A cristalografia e os remédios que tomamos todos os dias

Muitos medicamentos que usamos são comercializados na forma sólida (comprimidos e cápsulas), principalmente devido a estabilidade e boa aceitação pelos pacientes. A grande maioria (cerca de 80%) dessas formas sólidas são cristalinas, ou seja, as moléculas dos fármacos estão organizadas no sólido de forma regular.

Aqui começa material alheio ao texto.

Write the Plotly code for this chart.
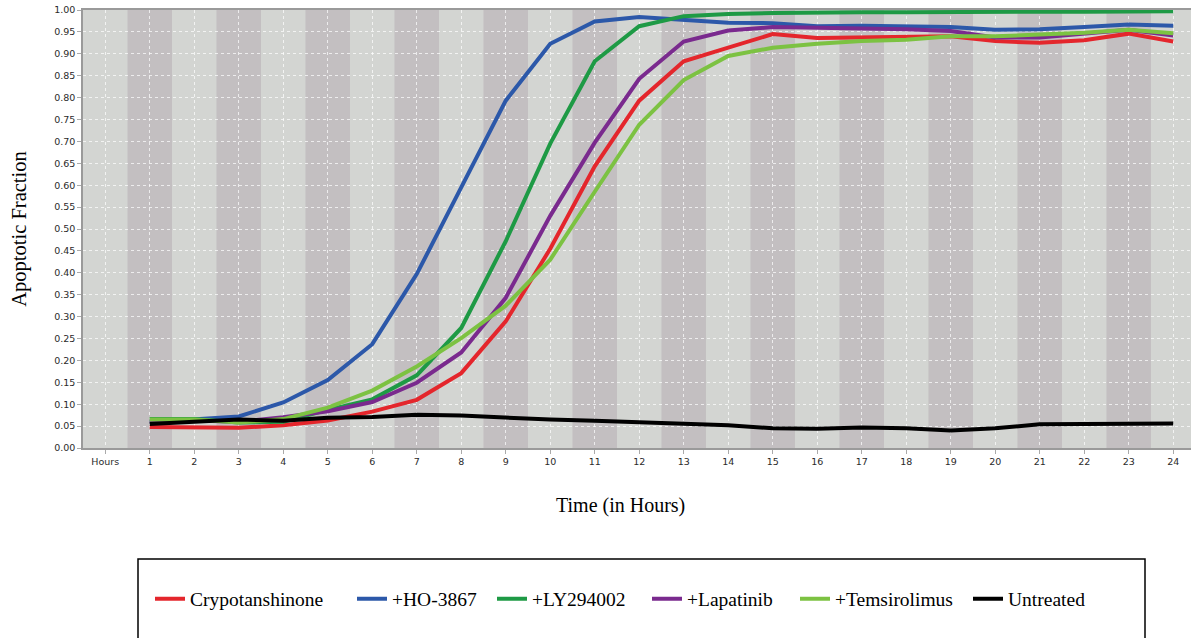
import plotly.graph_objects as go

hours = list(range(1, 25))
tick_labels = ["Hours"] + [str(h) for h in hours]

crypotanshinone = [0.048, 0.048, 0.046, 0.052, 0.063, 0.083, 0.110, 0.171, 0.289, 0.455, 0.643, 0.793,
                   0.883, 0.914, 0.945, 0.936, 0.937, 0.938, 0.940, 0.929, 0.925, 0.931, 0.946, 0.928]
ho3867 = [0.059, 0.066, 0.072, 0.104, 0.155, 0.237, 0.397, 0.595, 0.793, 0.923, 0.974, 0.984,
          0.978, 0.971, 0.970, 0.963, 0.964, 0.962, 0.961, 0.955, 0.956, 0.961, 0.967, 0.964]
ly294002 = [0.066, 0.066, 0.058, 0.060, 0.087, 0.111, 0.166, 0.274, 0.472, 0.695, 0.883, 0.963,
            0.986, 0.991, 0.993, 0.995, 0.995, 0.995, 0.996, 0.995, 0.996, 0.996, 0.997, 0.997]
lapatinib = [0.062, 0.063, 0.060, 0.070, 0.084, 0.105, 0.149, 0.218, 0.343, 0.530, 0.697, 0.843,
             0.928, 0.953, 0.961, 0.960, 0.959, 0.956, 0.952, 0.937, 0.937, 0.945, 0.955, 0.942]
temsirolimus = [0.065, 0.065, 0.058, 0.066, 0.092, 0.131, 0.186, 0.251, 0.325, 0.430, 0.585, 0.738,
                0.840, 0.895, 0.914, 0.923, 0.929, 0.932, 0.940, 0.940, 0.944, 0.948, 0.955, 0.947]
untreated = [0.055, 0.060, 0.065, 0.062, 0.069, 0.071, 0.076, 0.074, 0.069, 0.065, 0.062, 0.058,
             0.055, 0.052, 0.045, 0.044, 0.047, 0.045, 0.040, 0.045, 0.054, 0.055, 0.055, 0.056]

series_names = ["Crypotanshinone", "+HO-3867", "+LY294002", "+Lapatinib", "+Temsirolimus", "Untreated"]
series_values = [crypotanshinone, ho3867, ly294002, lapatinib, temsirolimus, untreated]
series_colors = ["#e4262c", "#2c58a9", "#1e9a45", "#7a2a8e", "#7cc242", "#000000"]

# layout in pixels
L, R, T, B = 83, 0, 10, 190
W = 1191 - L - R
H = 638 - T - B
def px_x(p):
    return (p - L) / W
def px_y(p):
    return (638 - B - p) / H

legend_left_px = [150, 352, 492, 647, 795, 968]
legend_keys = ["legend", "legend2", "legend3", "legend4", "legend5", "legend6"]

fig = go.Figure()
for name, vals, col, lk in zip(series_names, series_values, series_colors, legend_keys):
    fig.add_trace(go.Scatter(x=hours, y=vals, mode="lines", name=name, legend=lk,
                             line=dict(color=col, width=4)))

shapes = []
for k in range(len(tick_labels)):
    if k % 2 == 1:
        shapes.append(dict(type="rect", xref="x", yref="paper", x0=k - 0.5, x1=k + 0.5,
                           y0=0, y1=1, fillcolor="#c3bfc1", line=dict(width=0), layer="below"))
shapes.append(dict(type="rect", xref="paper", yref="paper", x0=px_x(138), x1=px_x(1145),
                   y0=px_y(559), y1=px_y(645), line=dict(color="black", width=1.5),
                   fillcolor="rgba(0,0,0,0)"))

legend_layouts = {}
for lk, lx in zip(legend_keys, legend_left_px):
    legend_layouts[lk] = dict(orientation="h", x=px_x(lx), y=px_y(599), xanchor="left",
                              yanchor="middle",
                              font=dict(family="Liberation Serif", size=19.5, color="black"),
                              bgcolor="rgba(0,0,0,0)", itemwidth=30)

tickfont = dict(family="DejaVu Sans", size=9.5, color="#2a2a2a")
fig.update_layout(
    width=1191, height=638,
    margin=dict(l=L, r=R, t=T, b=B),
    paper_bgcolor="white",
    plot_bgcolor="#d3d5d2",
    shapes=shapes,
    showlegend=True,
    xaxis=dict(range=[-0.5, 24.4], tickmode="array", tickvals=list(range(len(tick_labels))),
               ticktext=tick_labels, tickfont=tickfont, ticks="outside", ticklen=4,
               tickcolor="#aaaaaa", showgrid=True, gridcolor="rgba(255,255,255,0.7)",
               griddash="dot", gridwidth=1, showline=True, linecolor="#9a9a9a", linewidth=1.5,
               mirror=True, zeroline=False),
    yaxis=dict(range=[0, 1], dtick=0.05, tickformat=".2f", tickfont=tickfont,
               ticks="outside", ticklen=4, tickcolor="#aaaaaa", showgrid=True,
               gridcolor="rgba(255,255,255,0.7)", griddash="dot", gridwidth=1,
               showline=True, linecolor="#9a9a9a", linewidth=1.5, mirror=False, zeroline=False,
               title=dict(text="Apoptotic Fraction", standoff=22,
                          font=dict(family="Liberation Serif", size=20.5, color="black"))),
    annotations=[dict(text="Time (in Hours)", xref="paper", yref="paper",
                      x=px_x(620), y=px_y(505), xanchor="center", yanchor="middle",
                      showarrow=False,
                      font=dict(family="Liberation Serif", size=20, color="black"))],
    **legend_layouts,
)

fig.write_html("out.html")
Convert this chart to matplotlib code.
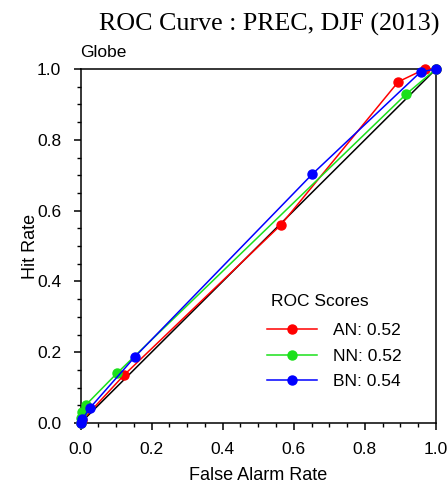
import matplotlib
matplotlib.use('Agg')
import matplotlib.pyplot as plt
from matplotlib.ticker import MultipleLocator

# ROC points (false alarm rate, hit rate)
an_far = [0.0, 0.005, 0.122, 0.563, 0.894, 0.969, 1.0]
an_hr = [0.0, 0.008, 0.135, 0.559, 0.964, 1.0, 1.0]
nn_far = [0.0, 0.002, 0.004, 0.015, 0.102, 0.916, 1.0]
nn_hr = [0.0, 0.015, 0.032, 0.051, 0.140, 0.929, 1.0]
bn_far = [0.0, 0.005, 0.027, 0.153, 0.652, 0.957, 1.0]
bn_hr = [0.0, 0.010, 0.043, 0.187, 0.703, 0.992, 1.0]

series_names = ['AN', 'NN', 'BN']
roc_scores = [0.52, 0.52, 0.54]
colors = ['red', '#1be01b', 'blue']

plt.rcParams['font.family'] = ['Liberation Sans', 'DejaVu Sans']

fig = plt.figure(figsize=(4.48, 4.87), dpi=100)
ax = fig.add_axes([0.1797, 0.1314, 0.7935, 0.7269])

ax.plot([0, 1], [0, 1], color='black', lw=1.1, zorder=1)
for far, hr, name, sc, c in zip([an_far, nn_far, bn_far], [an_hr, nn_hr, bn_hr],
                                series_names, roc_scores, colors):
    ax.plot(far, hr, '-o', color=c, lw=1.1, ms=6.5, clip_on=False,
            label=f'{name}: {sc:.2f}', zorder=3)

ax.set_xlim(0, 1); ax.set_ylim(0, 1)
ax.xaxis.set_major_locator(MultipleLocator(0.2))
ax.yaxis.set_major_locator(MultipleLocator(0.2))
ax.xaxis.set_minor_locator(MultipleLocator(0.05))
ax.yaxis.set_minor_locator(MultipleLocator(0.05))
ax.xaxis.set_major_formatter(plt.FormatStrFormatter('%.1f'))
ax.yaxis.set_major_formatter(plt.FormatStrFormatter('%.1f'))
ax.tick_params(which='major', direction='out', length=5, width=1.1,
               labelsize=12.5, pad=9, top=False, right=False)
ax.tick_params(which='minor', direction='out', length=3, width=1.0,
               top=False, right=False)
for s in ax.spines.values():
    s.set_linewidth(1.1)

ax.set_xlabel('False Alarm Rate', fontsize=13)
ax.set_ylabel('Hit Rate', fontsize=13)
ax.xaxis.set_label_coords(0.5, -0.124)
ax.yaxis.set_label_coords(-0.118, 0.5)

ax.text(0.0, 1.025, 'Globe', transform=ax.transAxes, fontsize=12.5,
        ha='left', va='bottom')
fig.text(0.982, 0.938, 'ROC Curve : PREC, DJF (2013)', ha='right',
         va='baseline', fontsize=18.7, family='Liberation Serif')

ax.text(0.536, 0.343, 'ROC Scores', transform=ax.transAxes, fontsize=12.5,
        ha='left', va='center')
leg = ax.legend(loc='center left', bbox_to_anchor=(0.524, 0.189),
                frameon=False, fontsize=12.5, borderpad=0,
                borderaxespad=0, handlelength=2.9, handletextpad=0.9,
                labelspacing=0.6, numpoints=1)

plt.savefig('out.png', dpi=100)
plt.close()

A substância química que produz o efeito biológico no paciente é normalmente denominada de Insumo Farmacêutico Ativo (IFA) e pode ser administrada nas formas mono e multicomponentes. As formas monocomponentes são formadas apenas pelo IFA, enquanto as multicomponentes apresentam outros compostos além do IFA. Para as duas formas de produção dos remédios podemos observar o fenômeno de polimorfismo, que é a capacidade de uma mesma molécula se organizar de forma diferente no sólido cristalino. Em alguns casos, a mudança da forma pode provocar modificações físico-químicas do medicamento, em especial na solubilidade, ocasionando problemas de biodisponibilidade para os pacientes e afetando negativamente o tratamento. Do ponto de vista da indústria farmacêutica, para se evitar a presença de polimorfos indesejáveis, é necessário um controle rigoroso do modo de produção dos fármacos. Por exemplo, o paracetamol apresenta duas formas polimórficas (formas I e II), porém a forma II é um pouco mais solúvel e menos estável, deste modo, a forma I é a forma comercial. Portanto, o conhecimento da forma desse IFA na matéria prima é essencial para a produção do remédio.

Uma das principais técnicas de caracterização de sólidos cristalinos é a difração de raios X. Essa técnica permite a determinação precisa da organização das moléculas no sólido e desta forma a identificação e até quantificação do polimorfo do IFA presente tanto na matéria prima (insumos farmacêuticos) quanto no produto acabado (comprimidos ou cápsulas).

A difração de raios X é uma ferramenta de caracterização fundamental para o controle de qualidade de medicamentos que consumimos, pois os permite descobrir se o medicamento que será comercializado está na forma sólida correta para gerar o efeito biológico desejado.